LINQ - Dynamically Leverage IList<T> Functionality With VirtualList<T>

There are a lot of extension methods in the LINQ space that allow you to manipulate lists quickly and efficiently, but we may not always want to use an actual list to leverage the power of this functionality.

confused - well, consider this code:

Enumerable.Range(0, int.MaxValue).Aggregate(........)

the line above is to run an aggregation function a very large number of times.
This could be a candidate for task parallelism via the TPL, but doing the following actually has no effect

Enumerable.Range(0, int.MaxValue).AsParallel().Aggregate(.........)

This is because you cannot partition collections via an enumerator, and the 'AsParallel' method will not do anything. You need a collection that implements IList. So how about this you say

Enumerable.Range(0, int.MaxValue).ToList().AsParallel().Aggregate(.........)

Well, you'll get an 'OutOfMemoryException' because you are trying to create an enormous list, which should not be necessary as you could easily calculate the values for each item in the list.

The solution is my new VirtualList<T> class (implementation below), which allows the following to be parallelised

var result = new VirtualList<double>(int.MaxValue, i => i).AsParallel().Aggregate(........)

The underlying concept is that for a give indexer value, you run a function to retrieve your value. There is no actual list, but a class that implements the necessary interfaces and masquerades as a list.

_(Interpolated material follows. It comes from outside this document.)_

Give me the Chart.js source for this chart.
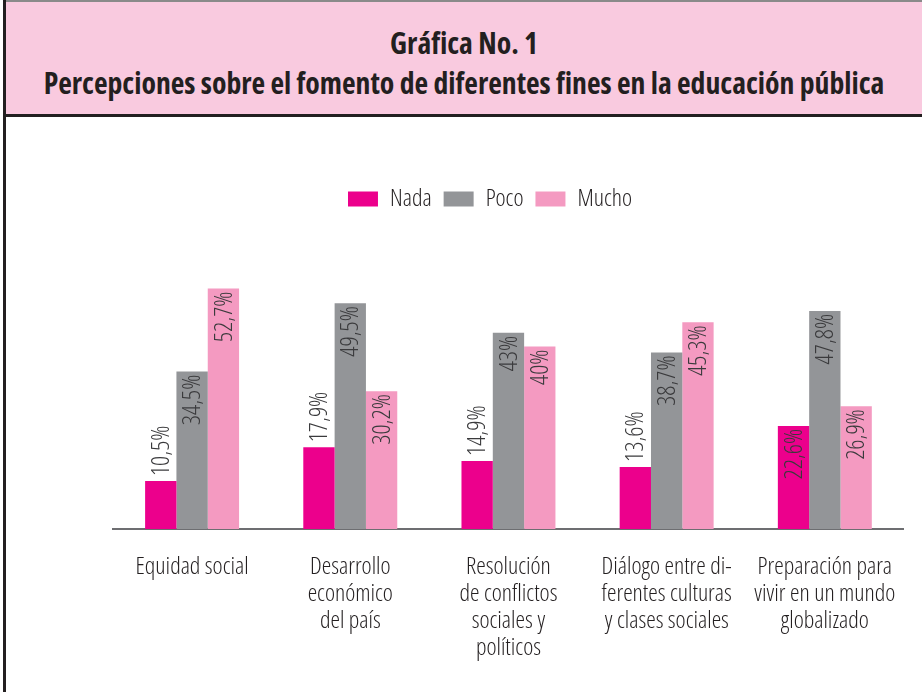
<!DOCTYPE html>
<html>
<head>
<meta charset="utf-8">
<script src="https://cdn.jsdelivr.net/npm/chart.js@4"></script>
<style>
  html, body { margin: 0; padding: 0; background: #fff; }
  body { width: 922px; height: 692px; position: relative; overflow: hidden; }
  #frame { position: absolute; left: 3px; top: 0; width: 919px; height: 692px; border-left: 3px solid #231f20; box-sizing: border-box; }
  #titleBox {
    position: absolute; left: 0; top: 0; width: 100%; height: 117px;
    background: #f9cadf; border-top: 2px solid #8a8a8a; border-bottom: 3px solid #231f20;
    box-sizing: border-box; text-align: center; color: #231f20;
    font-family: 'Open Sans', sans-serif; font-weight: 700; font-stretch: condensed;
    font-size: 29.7px; line-height: 40px; padding-top: 21px;
  }
  #chartWrap { position: absolute; left: 0; top: 117px; width: 916px; height: 575px; }
</style>
</head>
<body>
<div id="frame">
  <div id="titleBox">Gráfica No. 1<br>Percepciones sobre el fomento de diferentes fines en la educación pública</div>
  <div id="chartWrap"><canvas id="myChart" width="916" height="575"></canvas></div>
</div>
<script>
// Données
const categories = [
  ['Equidad social'],
  ['Desarrollo', 'económico', 'del país'],
  ['Resolución', 'de conflictos', 'sociales y', 'políticos'],
  ['Diálogo entre di-', 'ferentes culturas', 'y clases sociales'],
  ['Preparación para', 'vivir en un mundo', 'globalizado']
];
const nada = [10.5, 17.9, 14.9, 13.6, 22.6];
const poco = [34.5, 49.5, 43, 38.7, 47.8];
const mucho = [52.7, 30.2, 40, 45.3, 26.9];

const fontFam = "'Open Sans', sans-serif";
const lightCond = '350 condensed'; // poids + largeur dans la chaîne de police du canvas

// étiquettes verticales sur les barres
const barLabels = {
  id: 'barLabels',
  afterDatasetsDraw(chart) {
    const ctx = chart.ctx;
    ctx.save();
    ctx.font = lightCond + ' 25px ' + fontFam;
    ctx.fillStyle = '#3a3a3c';
    ctx.textBaseline = 'middle';
    chart.data.datasets.forEach((ds, i) => {
      const meta = chart.getDatasetMeta(i);
      meta.data.forEach((bar, j) => {
        const v = ds.data[j];
        const txt = String(v).replace('.', ',') + '%';
        ctx.save();
        ctx.translate(bar.x, bar.y);
        ctx.rotate(-Math.PI / 2);
        if (v > 20) {
          ctx.textAlign = 'right';
          ctx.fillText(txt, -3, 1);
        } else {
          ctx.textAlign = 'left';
          ctx.fillText(txt, 5, 1);
        }
        ctx.restore();
      });
    });
    ctx.restore();
  }
};

var ctx = document.getElementById('myChart').getContext('2d');
var myChart = new Chart(ctx, {
  type: 'bar',
  data: {
    labels: categories,
    datasets: [
      { label: 'Nada', data: nada, backgroundColor: '#ec008c' },
      { label: 'Poco', data: poco, backgroundColor: '#939598' },
      { label: 'Mucho', data: mucho, backgroundColor: '#f49ac1' }
    ]
  },
  options: {
    responsive: false,
    animation: false,
    layout: { padding: { left: 68, right: 16, top: 58, bottom: 5 } },
    datasets: { bar: { categoryPercentage: 0.594, barPercentage: 1 } },
    plugins: {
      legend: {
        position: 'top',
        labels: {
          boxWidth: 30, boxHeight: 15, padding: 12,
          color: '#231f20',
          font: { family: fontFam, weight: lightCond, size: 24 }
        }
      },
      tooltip: { enabled: false }
    },
    scales: {
      x: {
        grid: { display: false, drawTicks: false },
        border: { color: '#6d6e71', width: 2 },
        ticks: {
          color: '#231f20', padding: 25, maxRotation: 0, autoSkip: false,
          font: { family: fontFam, weight: lightCond, size: 24, lineHeight: 1.125 }
        }
      },
      y: {
        min: 0, max: 67.5,
        grid: { display: false },
        border: { display: false },
        ticks: { display: false },
        // espace vide à gauche pour décaler la légende comme sur l'original
        afterFit(scale) { scale.width = 39; }
      }
    }
  },
  plugins: [barLabels]
});
</script>
</body>
</html>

Still not sure ? Well with list we can easily parallelise a computation that calculates the value of PI

var pi = new VirtualList<double>(int.MaxValue, i => Math.Pow(-1d, i) / (2 * i + 1) * 4).AsParallel().Aggregate(() => 0d, (tot, next) => tot + next, (maint,localt) => maint + localt, final => final);

There you go, parallelising a computation using Linq extension methods without actually having the requisite list

And here's the class (its very simple)

public class VirtualList<T> : IList<T>, IList
{
    private readonly int count;
    private readonly Func<int, T> getValueForIndex;

    public VirtualList(int count, Func<int, T> getValueForIndex)
    {
        this.getValueForIndex = getValueForIndex;
        this.count = count;
    }
    IEnumerator<T> IEnumerable<T>.GetEnumerator()
    {
        for (int i = 0; i < count; i++)
            yield return getValueForIndex(i);
    }

    IEnumerator IEnumerable.GetEnumerator()
    {
        return ((IEnumerable<T>)this).GetEnumerator();
    }

    void ICollection<T>.Add(T item)
    {
        throw new NotSupportedException();
    }

    int IList.Add(object value)
    {
        throw new NotSupportedException();
    }

    bool IList.Contains(object value)
    {
        throw new NotSupportedException();
    }

    void IList.Clear()
    {
        throw new NotSupportedException();
    }

    int IList.IndexOf(object value)
    {
        throw new NotSupportedException();
    }

    void IList.Insert(int index, object value)
    {
        throw new NotSupportedException();
    }

    void IList.Remove(object value)
    {
        throw new NotSupportedException();
    }

    void IList.RemoveAt(int index)
    {
        throw new NotSupportedException();
    }

    object IList.this[int index]
    {
        get { return getValueForIndex(index); }
        set { throw new NotSupportedException(); }
    }

    bool IList.IsReadOnly
    {
        get { return true; }
    }

    bool IList.IsFixedSize
    {
        get { return true; }
    }

    void ICollection<T>.Clear()
    {
        throw new NotSupportedException();
    }

    bool ICollection<T>.Contains(T item)
    {
        throw new NotSupportedException();
    }

    void ICollection<T>.CopyTo(T[] array, int arrayIndex)
    {
        throw new NotSupportedException();
    }

    bool ICollection<T>.Remove(T item)
    {
        throw new NotSupportedException();
    }

    void ICollection.CopyTo(Array array, int index)
    {
        throw new NotSupportedException();
    }

    int ICollection.Count
    {
        get { return count; }
    }

    object ICollection.SyncRoot
    {
        get { return this; }
    }

    bool ICollection.IsSynchronized
    {
        get { return false; }
    }

    int ICollection<T>.Count
    {
        get { return count; }
    }

    bool ICollection<T>.IsReadOnly
    {
        get { return true; }
    }

    int IList<T>.IndexOf(T item)
    {
        throw new NotSupportedException();
    }

    void IList<T>.Insert(int index, T item)
    {
        throw new NotSupportedException();
    }

    void IList<T>.RemoveAt(int index)
    {
        throw new NotSupportedException();
    }

    T IList<T>.this[int index]
    {
        get { return getValueForIndex(index); }
        set { throw new NotSupportedException(); }
    }
}

Of course, not all functionality relating to lists is supported, but its a neat trick if you want to parallelise large iterative computations

Dean